Son yıllarda şirketin değişen çehresi ve yönetim anlayışı sonucunda benzer işten çıkarmalar olmaya başlamıştı. Bu durumun çalışanlar üzerinde içe kapanma, yalnızlaşma ve daha fazla gizlenme gibi etkileri oldu. Hatta çoğu kişi bu yeni yönetimle çalışmayı istemediği için istifa etti. Ben neysem olduğum gibi devam ettim. İşten atarken hiçbir hakkımı vermediler. Sözü dolandırmadan söyleyim, demek ki düşman olarak görüyorlar.

- Şu an zamanınız nasıl geçiyor?

Uzun bir seyahate çıksam diye düşlerdim. Biraz bunu gerçekleştirmeye çalıştım. Ailemle daha çok vakit geçirdim. Örneğin Likya yolunu yürüdüm, yaklaşık bir ayım dağlarda geçti. Diğer yandan TMMOB’deki görevim zaten devam ediyor ve bu görevimi birçok şeyden daha fazla önemsiyorum.

- Mahkemenin işe iade kararını bekliyor muydunuz?
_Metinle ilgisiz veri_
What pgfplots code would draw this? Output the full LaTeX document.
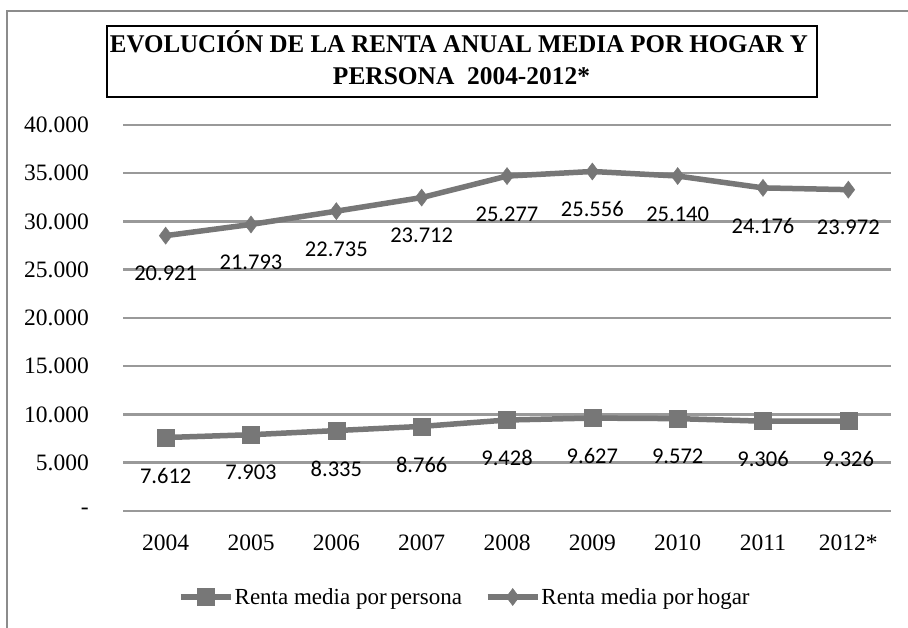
\documentclass[border=0pt]{standalone}
\usepackage{pgfplots}
\pgfplotsset{compat=1.18}
\usepackage{pgfplotstable}
\usepackage{graphicx}
\usepackage{fontspec}
\setmainfont{Liberation Serif}
\newfontfamily\calibri{Carlito}
\definecolor{linegray}{HTML}{777777}
\definecolor{gridgray}{HTML}{999999}
\definecolor{framegray}{HTML}{8C8C8C}

% p = Renta media por persona, h = Renta media por hogar (stacked line chart)
\pgfplotstableread{
x p h
0 7612 20921
1 7903 21793
2 8335 22735
3 8766 23712
4 9428 25277
5 9627 25556
6 9572 25140
7 9306 24176
8 9326 23972
}\rentas

\begin{document}
\begin{tikzpicture}[x=1bp,y=1bp]
\useasboundingbox (0,0) rectangle (908,628);
\fill[white] (0,0) rectangle (908,628);
\draw[framegray, line width=2.2bp] (7,0) -- (7,617) -- (908,617);
\begin{axis}[
  at={(123bp,117bp)}, anchor=south west,
  scale only axis, width=768bp, height=386bp,
  xmin=-0.5, xmax=8.5, ymin=0, ymax=40000,
  axis line style={draw=none},
  major tick length=0pt,
  scaled y ticks=false,
  xtick={0,...,8},
  xticklabels={2004,2005,2006,2007,2008,2009,2010,2011,2012*},
  ytick={0,5000,10000,15000,20000,25000,30000,35000,40000},
  yticklabels={{-\hspace{12bp}},5.000,10.000,15.000,20.000,25.000,30.000,35.000,40.000},
  ymajorgrids, grid style={gridgray, line width=2.5bp},
  clip=false,
  xticklabel style={anchor=center, inner sep=0pt, yshift=-32bp, font=\fontsize{23.5bp}{27bp}\selectfont},
  yticklabel style={anchor=east, inner sep=0pt, xshift=-34bp, font=\fontsize{23.5bp}{27bp}\selectfont},
  point meta=explicit,
  nodes near coords={\pgfmathprintnumber[fixed,precision=0,1000 sep={.},assume math mode=true]{\pgfplotspointmeta}},
  every node near coord/.style={anchor=center, yshift=-38bp, inner sep=0pt, font=\calibri\fontsize{22.5bp}{26bp}\selectfont, text=black},
  legend columns=2,
  legend style={at={(axis description cs:0.0716,-0.2228)}, anchor=west, draw=none, fill=none,
    inner sep=0pt, font=\fontsize{23bp}{27bp}\selectfont,
    nodes={inner sep=1bp},
    /tikz/every even column/.append style={column sep=22bp}},
  legend image code/.code={\draw[mark repeat=2, mark phase=2, #1] plot coordinates {(0bp,0bp) (25bp,0bp) (50bp,0bp)};},
]
\addplot[linegray, line width=5.5bp, mark=square*, mark size=8.5bp, mark options={solid, line width=0.5bp}]
  table[x=x, y=p, meta=p] {\rentas};
\addlegendentry{Renta media por\hspace{-2bp} persona}
\addplot[linegray, line width=5.5bp, mark=diamond*, mark size=8.5bp, mark options={solid, line width=0.5bp}]
  table[x=x, y expr=\thisrow{p}+\thisrow{h}, meta=h] {\rentas};
\addlegendentry{Renta media por\hspace{-2bp} hogar}
\end{axis}
\node[draw=black, line width=2bp, minimum width=710bp, minimum height=71bp, inner sep=0pt] at (462,566.5) {};
\node[inner sep=0pt, anchor=base] at (459,575) {\resizebox{698bp}{\height}{\fontsize{25.5bp}{29bp}\selectfont\bfseries EVOLUCIÓN DE LA RENTA ANUAL MEDIA POR HOGAR Y}};
\node[inner sep=0pt, anchor=base] at (461.5,543) {\resizebox{257bp}{\height}{\fontsize{25.5bp}{29bp}\selectfont\bfseries PERSONA\ \ 2004-2012*}};
\end{tikzpicture}
\end{document}
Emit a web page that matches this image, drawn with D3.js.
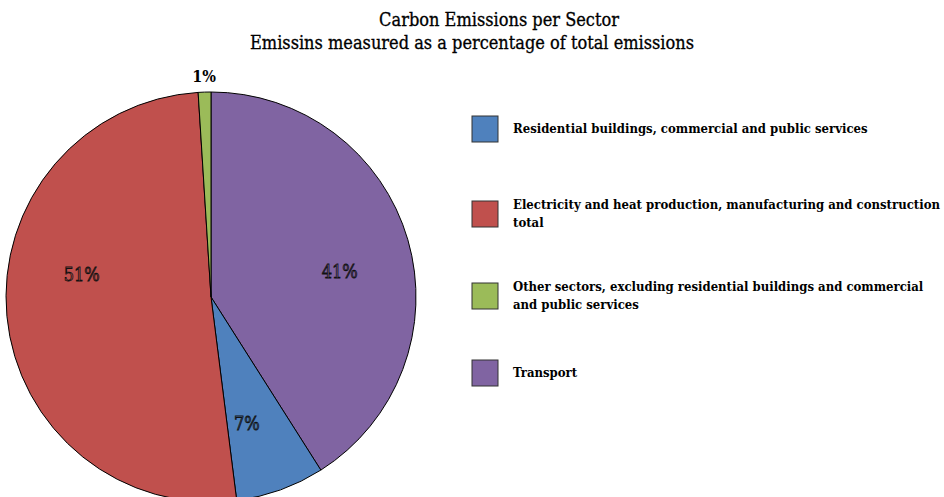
<!DOCTYPE html>
<html>
<head>
<meta charset="utf-8">
<script src="https://cdn.jsdelivr.net/npm/d3@7"></script>
<style>
  body { margin: 0; background: #fff; }
  svg { display: block; font-family: "DejaVu Serif Condensed", "DejaVu Serif", serif; font-stretch: condensed; }
</style>
</head>
<body>
<svg id="mainSVG" width="944" height="497"></svg>
<script>
// sectors, in the order they go round the pie clockwise from 12 o'clock
var sectors = ["Transport", "Residential buildings, commercial and public services",
  "Electricity and heat production, manufacturing and construction total",
  "Other sectors, excluding residential buildings and commercial and public services"];
var shares = [41, 7, 51, 1];
var colours = ["#8064A2", "#4F81BD", "#C0504D", "#9BBB59"];

// legend order and wrapped lines
var legendOrder = [1, 2, 3, 0];
var legendLines = [
  ["Transport"],
  ["Residential buildings, commercial and public services"],
  ["Electricity and heat production, manufacturing and construction", "total"],
  ["Other sectors, excluding residential buildings and commercial", "and public services"]
];
var legendY = [116, 201, 283, 360];

var titleLines = ["Carbon Emissions per Sector", "Emissins measured as a percentage of total emissions"];

// deslocamento angular dos rotulos (graus), como o Excel os coloca
var labelNudge = [5, 4, 15, 0];

var mainSVG = d3.select("#mainSVG");

// titulo
mainSVG.append("text")
  .attr("x", 499).attr("y", 26)
  .attr("text-anchor", "middle")
  .style("font-size", "18px")
  .style("stroke", "#000").style("stroke-width", 0.3)
  .text(titleLines[0]);
mainSVG.append("text")
  .attr("x", 472).attr("y", 49)
  .attr("text-anchor", "middle")
  .style("font-size", "18px")
  .style("stroke", "#000").style("stroke-width", 0.3)
  .text(titleLines[1]);

// pizza
var cx = 211, cy = 297, r = 205;
var data = sectors.map(function (s, i) { return {nome: s, valor: shares[i], cor: colours[i], nudge: labelNudge[i]}; });
var pie = d3.pie().sort(null).value(function (d) { return d.valor; });
var arc = d3.arc().innerRadius(0).outerRadius(r);
var labelR = r * 0.64;

var g = mainSVG.append("g").attr("transform", "translate(" + cx + "," + cy + ")");
var arcs = pie(data);

g.selectAll("path")
  .data(arcs)
  .enter().append("path")
  .attr("d", arc)
  .attr("fill", function (d) { return d.data.cor; })
  .attr("stroke", "#000")
  .attr("stroke-width", 1);

g.selectAll(".pct")
  .data(arcs)
  .enter().append("text")
  .attr("class", "pct")
  .attr("transform", function (d) {
    var a = (d.startAngle + d.endAngle) / 2 + d.data.nudge * Math.PI / 180;
    var rr = d.data.valor < 3 ? r + 16 : labelR;
    return "translate(" + (rr * Math.sin(a)) + "," + (-rr * Math.cos(a)) + ")";
  })
  .attr("text-anchor", "middle")
  .attr("dy", "0.35em")
  .style("font-size", function (d) { return d.data.valor < 3 ? "16px" : "18px"; })
  .style("font-weight", function (d) { return d.data.valor < 3 ? "bold" : "normal"; })
  .attr("fill", function (d) { return d.data.valor < 3 ? "#000" : d.data.cor; })
  .attr("stroke", function (d) { return d.data.valor < 3 ? "none" : "#111"; })
  .attr("stroke-width", 0.8)
  .text(function (d) { return d.data.valor + "%"; });

// legenda
var leg = mainSVG.selectAll(".leg")
  .data(legendOrder)
  .enter().append("g")
  .attr("class", "leg")
  .attr("transform", function (d, i) { return "translate(472," + legendY[i] + ")"; });

leg.append("rect")
  .attr("width", 26).attr("height", 26)
  .attr("fill", function (d) { return colours[d]; })
  .attr("stroke", "#333");

leg.append("text")
  .attr("x", 41)
  .style("font-size", "13px")
  .style("font-weight", "bold")
  .each(function (d, i) {
    var lines = legendLines[d];
    var t = d3.select(this);
    var y0 = lines.length > 1 ? 8 : 17;
    lines.forEach(function (l, k) {
      t.append("tspan").attr("x", 41).attr("y", y0 + k * 18).text(l);
    });
  });
</script>
</body>
</html>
Haklılığım konusunda da kimsede bir tereddüt olduğunu düşünmüyorum. Buna bence Turkcell avukatları da dahil. Şirket yönetimi kendilerini oraya getirenlerin gözüne girmek ve diğer çalışanlara göz dağı vermek için beni attı. Turkcell’in duruşmadan önce gönderdiği cevap dilekçesiyle duruşmadan bu sonucun çıkacağı belliydi. Dilekçede “Aldığımız duyum üzerine işten çıkardık” benzeri gayri ciddi açıklamalar yazmışlar. Ben bu sonucu dayanışmanın ürünü olarak görüyorum. Bunun ötesinde insanlar Ali İsmail Korkmaz’ın güzel hatırasına sahip çıkmak için orada benimle birlikteydiler. Bizim çabalarımız da onun bize bıraktığı hatıraya, artık zihnimize kazınmış olan tertemiz yüzüne armağan olsun.

- Sizce Turkcell şimdi ne yapacak?

Turkcell’in karara uymasını ve işe iadeyi kabul etmesini bekliyorum. Böyle bir yaklaşımın toplumsal barış ve hukukun üstünlüğünü tanıma adına çok güzel bir tavır olacağını düşünüyorum. Umarım bu fırsatı görürler, önceki yanlışlarında ısrar etmezler. Bana gelirse, çağırsınlar gururla giderim başlarım.